El caso de los banqueros es diferente pero responde a idéntica ignorancia de principios elementales. Uno de los grandes teóricos de la democracia, Robert A. Dahl, ha afirmado, con toda razón, que la democracia sólo ha sobrevivido en países con predominio de una economía de mercado capitalista pero, a su vez, que el capitalismo de mercado es imposible en un país democrático sin intervención y regulación estatal al menos por dos razones: a) porque las instituciones básicas del capitalismo de mercado precisan regulación e intervención públicas amplias y profesionales, b) pues sin ellas el capitalismo de mercado origina daños que pueden afectar a sectores de la población con escasos medios para defenderse y ello exige la intervención pública.

Es decir, y volviendo a la situación que nos ocupa; resulta legítimo que SS SS se preocupen porque las instituciones bancarias aseguren en estos momentos críticos unos flujos de crédito razonables a empresas y familias. Pero el problema es más complejo de lo que puede parecer a simple vista. Para comenzar sería fatal que nuestros bancos y cajas se vieran forzados, por mor de una política crediticia irresponsable fomentada por intereses políticos, a demandar ayudas públicas como ha sucedido en otros países.

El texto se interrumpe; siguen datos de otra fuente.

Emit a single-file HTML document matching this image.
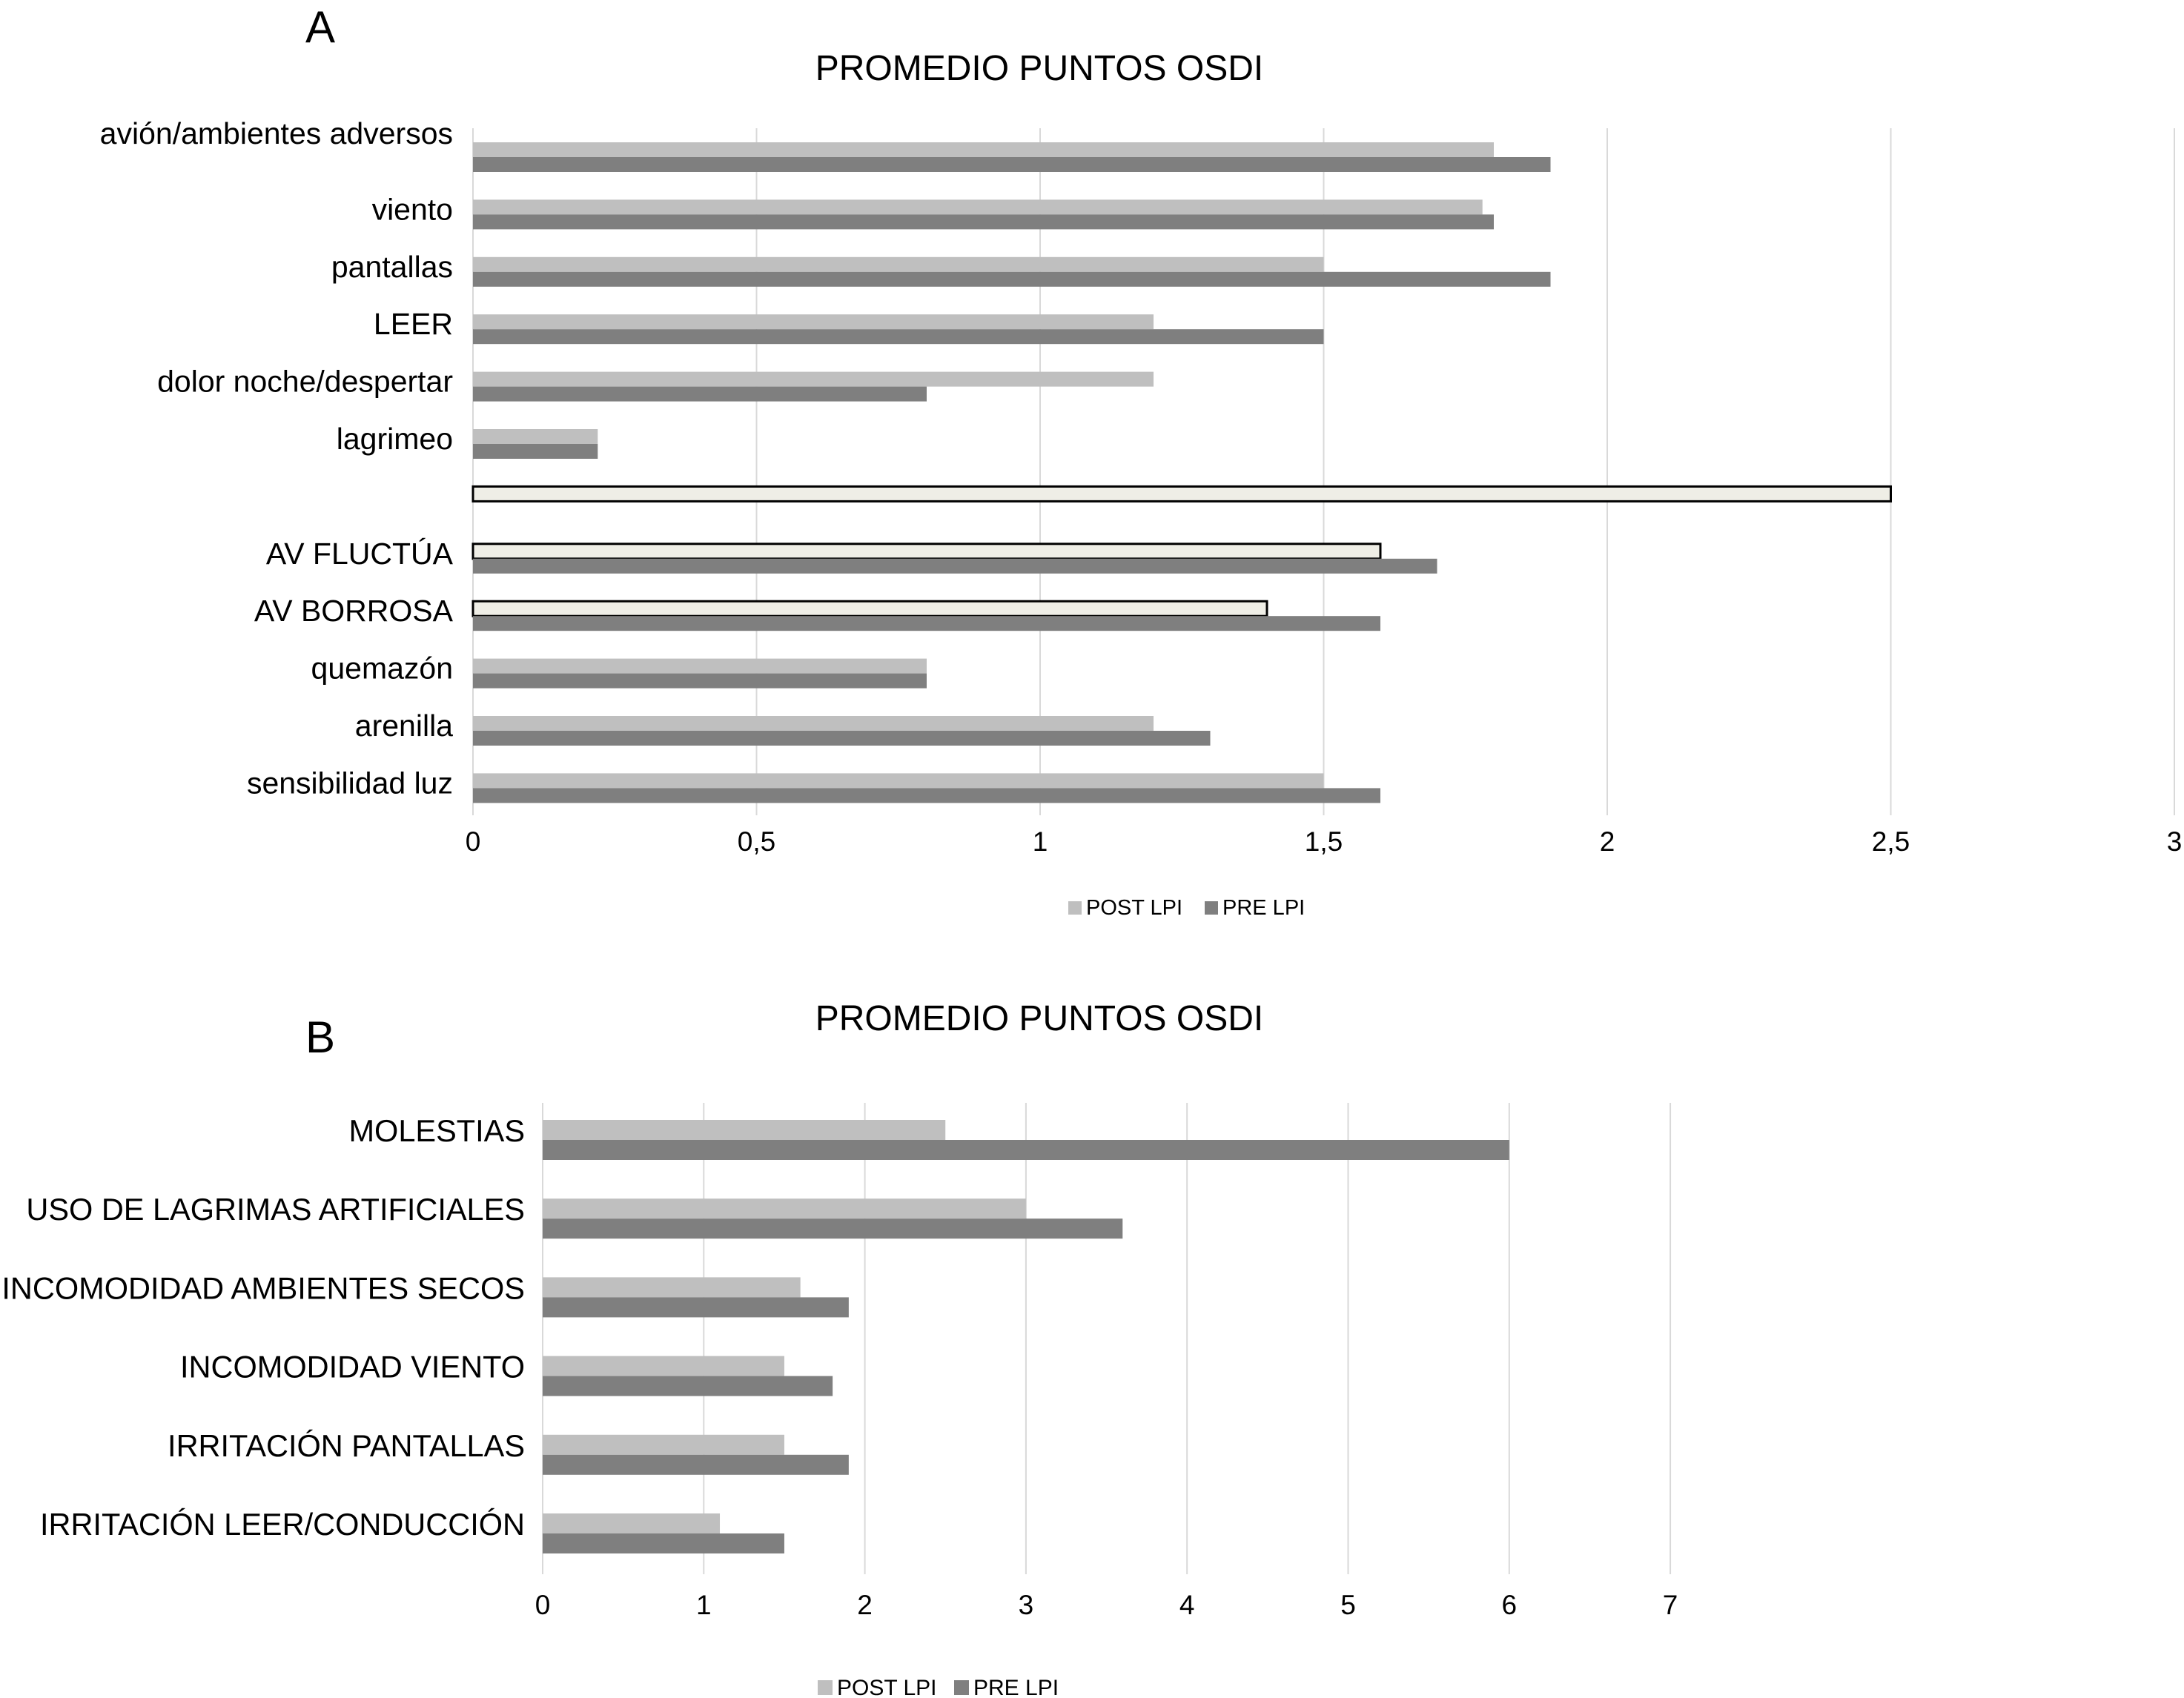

La cuestión reside, primero, en que las más fuertes no han solicitado ni recibido ayuda pública alguna, siguen siendo entidades privadas y son sus propietarios, los accionistas, quienes han de juzgar la actuación de sus administradores, no los diputados del Congreso. Si estos necesitan información, que seguramente la precisan, quienes deben facilitársela, con la debida discreción, son los presidentes de las entidades públicas encargadas legalmente de su regulación y supervisión; por ejemplo, el gobernador del Banco de España y, llegado el caso, el de la CNMV. Confío que ahora se entienda correctamente el título de este artículo pero temo que, una vez iniciado el camino de los disparates no haya vuelta atrás.